▸ What is needed
Give every line of the data again, unchanged, but with no pictures.

▸ Source data
▶
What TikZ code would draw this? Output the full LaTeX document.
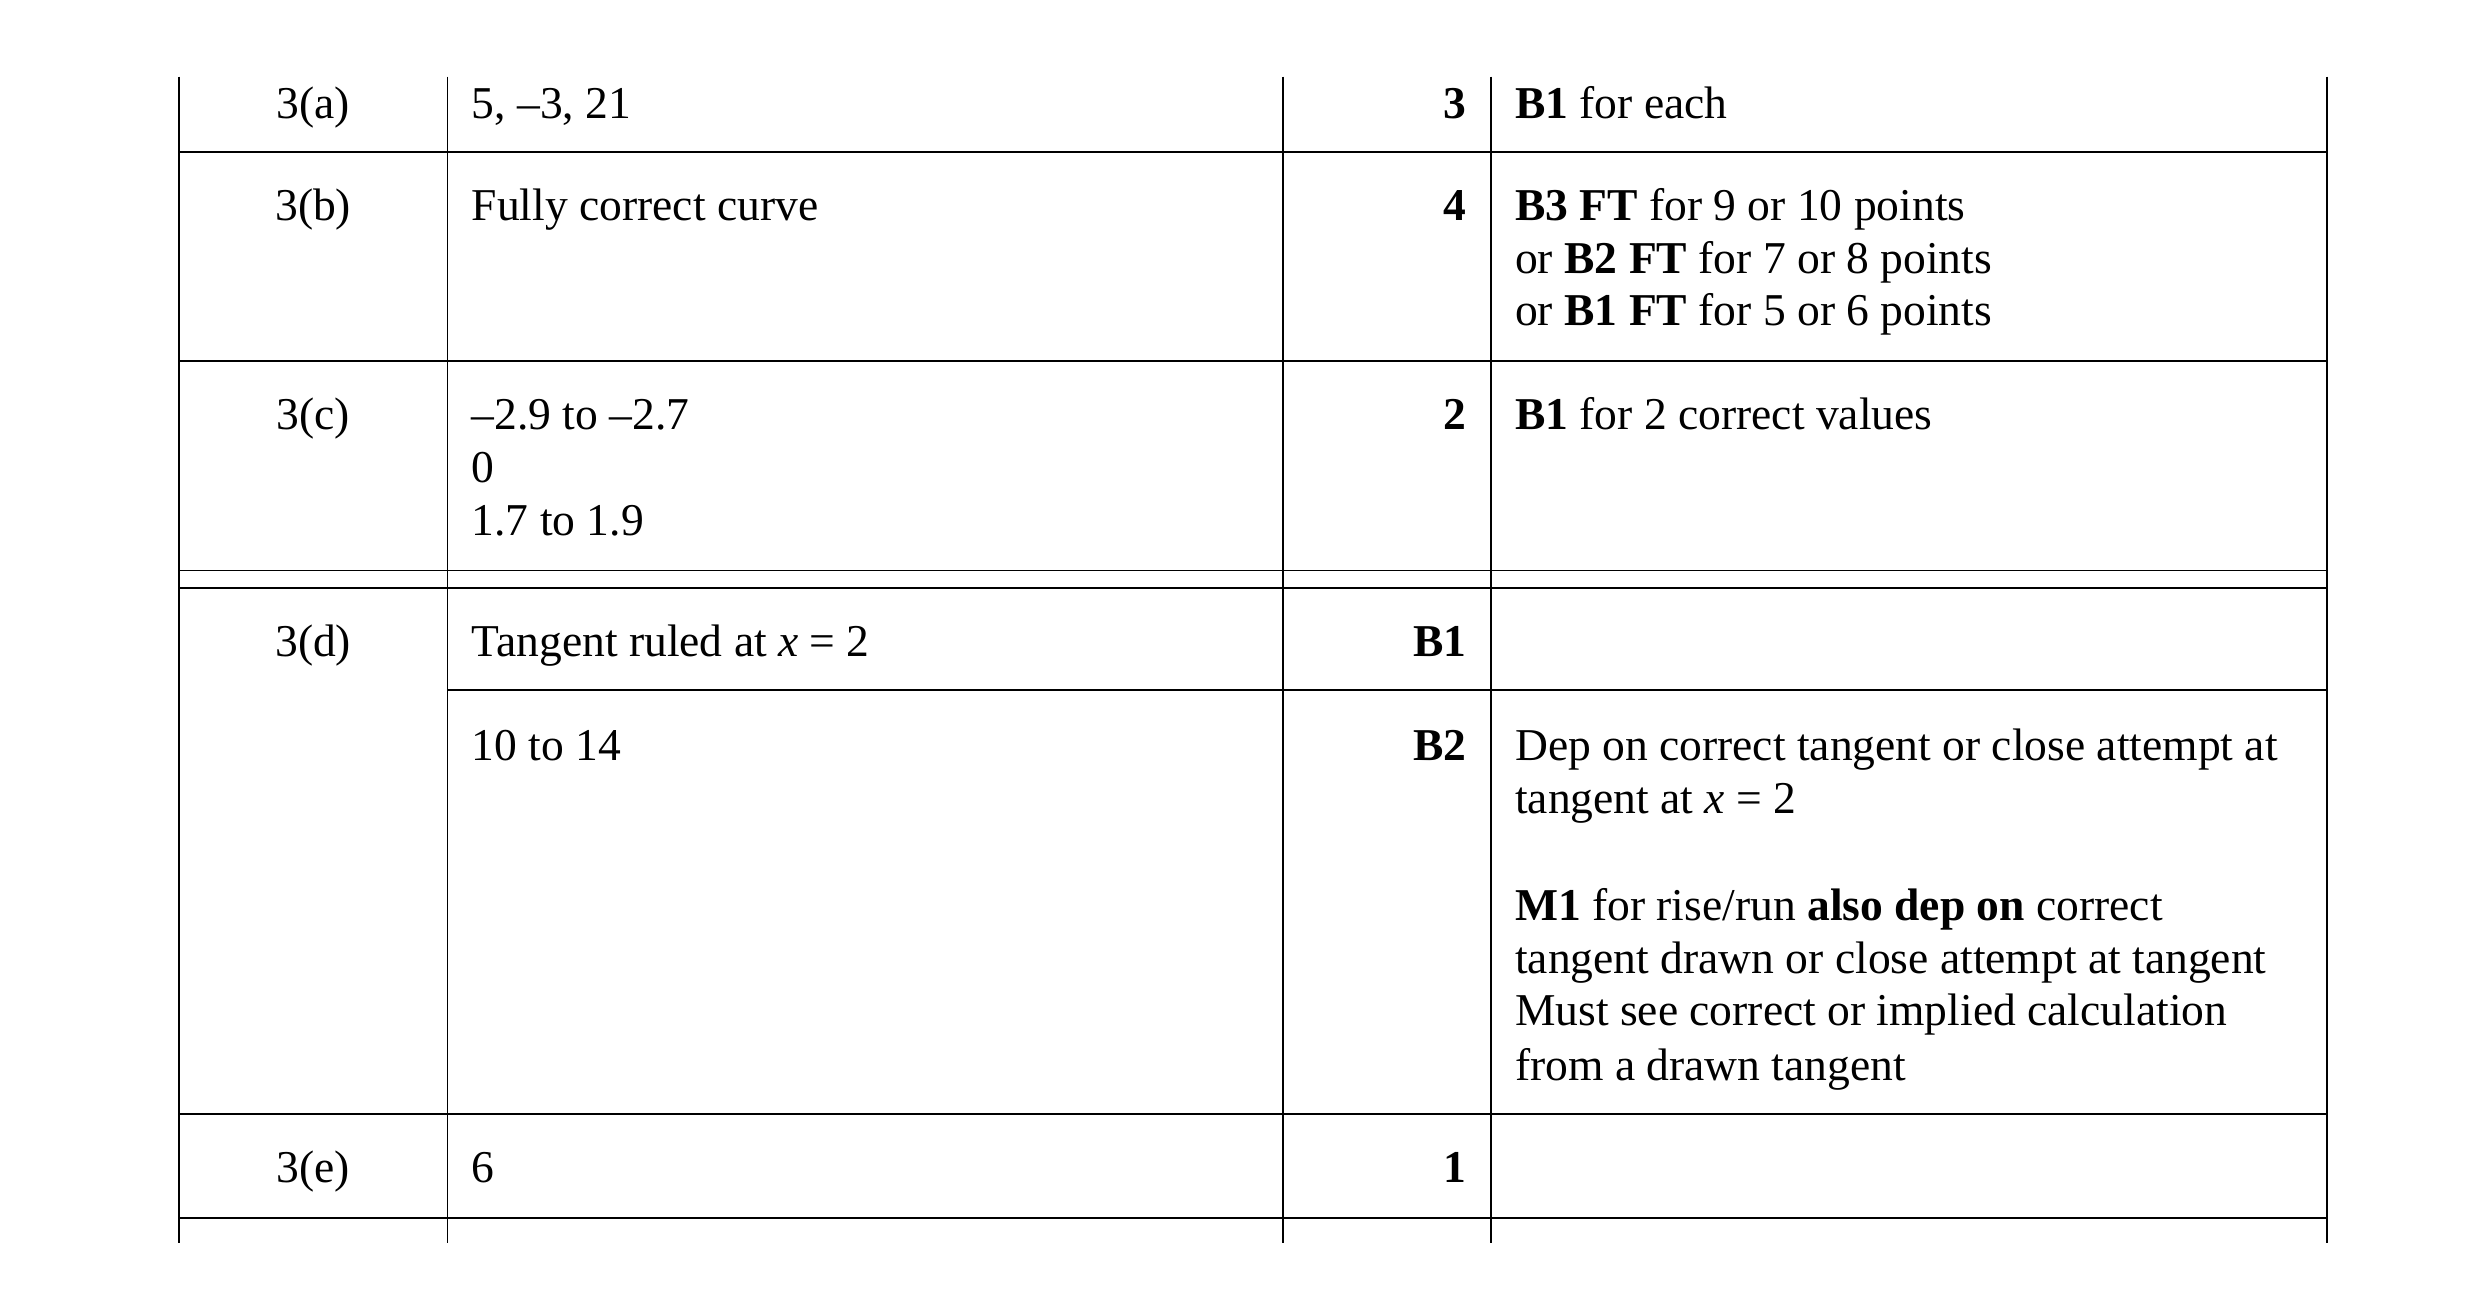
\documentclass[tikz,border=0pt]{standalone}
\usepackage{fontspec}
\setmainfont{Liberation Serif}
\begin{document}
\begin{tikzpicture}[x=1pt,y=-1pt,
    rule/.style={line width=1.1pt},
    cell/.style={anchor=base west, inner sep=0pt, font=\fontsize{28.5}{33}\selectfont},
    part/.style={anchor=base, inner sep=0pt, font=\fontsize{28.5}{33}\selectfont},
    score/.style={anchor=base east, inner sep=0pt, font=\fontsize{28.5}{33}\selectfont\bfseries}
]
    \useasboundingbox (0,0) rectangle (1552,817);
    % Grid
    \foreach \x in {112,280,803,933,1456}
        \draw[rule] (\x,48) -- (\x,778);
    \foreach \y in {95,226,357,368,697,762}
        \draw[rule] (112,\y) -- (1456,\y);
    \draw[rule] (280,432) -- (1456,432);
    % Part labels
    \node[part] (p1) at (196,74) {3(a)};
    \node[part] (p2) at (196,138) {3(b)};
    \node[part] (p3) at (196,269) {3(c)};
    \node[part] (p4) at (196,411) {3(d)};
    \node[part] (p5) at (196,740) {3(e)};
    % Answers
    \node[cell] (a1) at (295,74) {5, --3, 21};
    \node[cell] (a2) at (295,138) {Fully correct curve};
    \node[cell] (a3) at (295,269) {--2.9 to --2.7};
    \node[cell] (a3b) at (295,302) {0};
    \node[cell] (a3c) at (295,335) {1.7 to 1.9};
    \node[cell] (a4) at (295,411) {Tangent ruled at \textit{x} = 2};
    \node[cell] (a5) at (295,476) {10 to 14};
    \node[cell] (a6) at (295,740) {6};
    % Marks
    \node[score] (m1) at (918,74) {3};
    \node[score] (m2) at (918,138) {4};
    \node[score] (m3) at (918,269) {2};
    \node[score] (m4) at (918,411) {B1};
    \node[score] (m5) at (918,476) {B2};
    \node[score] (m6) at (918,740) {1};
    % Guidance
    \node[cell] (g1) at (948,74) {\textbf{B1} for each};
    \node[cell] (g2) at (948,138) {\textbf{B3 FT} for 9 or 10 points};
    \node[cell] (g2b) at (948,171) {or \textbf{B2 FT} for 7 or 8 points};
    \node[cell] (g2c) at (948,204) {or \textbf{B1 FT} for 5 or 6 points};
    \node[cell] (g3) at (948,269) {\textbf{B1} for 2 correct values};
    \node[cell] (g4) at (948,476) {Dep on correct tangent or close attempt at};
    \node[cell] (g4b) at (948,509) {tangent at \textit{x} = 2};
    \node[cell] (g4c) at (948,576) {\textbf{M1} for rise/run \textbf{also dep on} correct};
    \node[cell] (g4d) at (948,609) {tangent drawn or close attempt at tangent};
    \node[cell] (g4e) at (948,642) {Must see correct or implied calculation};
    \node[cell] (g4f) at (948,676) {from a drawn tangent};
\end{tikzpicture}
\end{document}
◀
▸ Full output
What TikZ code would draw this? Output the full LaTeX document.
\documentclass[tikz,border=0pt]{standalone}
\usepackage{fontspec}
\setmainfont{Liberation Serif}
\begin{document}
\begin{tikzpicture}[x=1pt,y=-1pt,
    rule/.style={line width=1.1pt},
    cell/.style={anchor=base west, inner sep=0pt, font=\fontsize{28.5}{33}\selectfont},
    part/.style={anchor=base, inner sep=0pt, font=\fontsize{28.5}{33}\selectfont},
    score/.style={anchor=base east, inner sep=0pt, font=\fontsize{28.5}{33}\selectfont\bfseries}
]
    \useasboundingbox (0,0) rectangle (1552,817);
    % Grid
    \foreach \x in {112,280,803,933,1456}
        \draw[rule] (\x,48) -- (\x,778);
    \foreach \y in {95,226,357,368,697,762}
        \draw[rule] (112,\y) -- (1456,\y);
    \draw[rule] (280,432) -- (1456,432);
    % Part labels
    \node[part] (p1) at (196,74) {3(a)};
    \node[part] (p2) at (196,138) {3(b)};
    \node[part] (p3) at (196,269) {3(c)};
    \node[part] (p4) at (196,411) {3(d)};
    \node[part] (p5) at (196,740) {3(e)};
    % Answers
    \node[cell] (a1) at (295,74) {5, --3, 21};
    \node[cell] (a2) at (295,138) {Fully correct curve};
    \node[cell] (a3) at (295,269) {--2.9 to --2.7};
    \node[cell] (a3b) at (295,302) {0};
    \node[cell] (a3c) at (295,335) {1.7 to 1.9};
    \node[cell] (a4) at (295,411) {Tangent ruled at \textit{x} = 2};
    \node[cell] (a5) at (295,476) {10 to 14};
    \node[cell] (a6) at (295,740) {6};
    % Marks
    \node[score] (m1) at (918,74) {3};
    \node[score] (m2) at (918,138) {4};
    \node[score] (m3) at (918,269) {2};
    \node[score] (m4) at (918,411) {B1};
    \node[score] (m5) at (918,476) {B2};
    \node[score] (m6) at (918,740) {1};
    % Guidance
    \node[cell] (g1) at (948,74) {\textbf{B1} for each};
    \node[cell] (g2) at (948,138) {\textbf{B3 FT} for 9 or 10 points};
    \node[cell] (g2b) at (948,171) {or \textbf{B2 FT} for 7 or 8 points};
    \node[cell] (g2c) at (948,204) {or \textbf{B1 FT} for 5 or 6 points};
    \node[cell] (g3) at (948,269) {\textbf{B1} for 2 correct values};
    \node[cell] (g4) at (948,476) {Dep on correct tangent or close attempt at};
    \node[cell] (g4b) at (948,509) {tangent at \textit{x} = 2};
    \node[cell] (g4c) at (948,576) {\textbf{M1} for rise/run \textbf{also dep on} correct};
    \node[cell] (g4d) at (948,609) {tangent drawn or close attempt at tangent};
    \node[cell] (g4e) at (948,642) {Must see correct or implied calculation};
    \node[cell] (g4f) at (948,676) {from a drawn tangent};
\end{tikzpicture}
\end{document}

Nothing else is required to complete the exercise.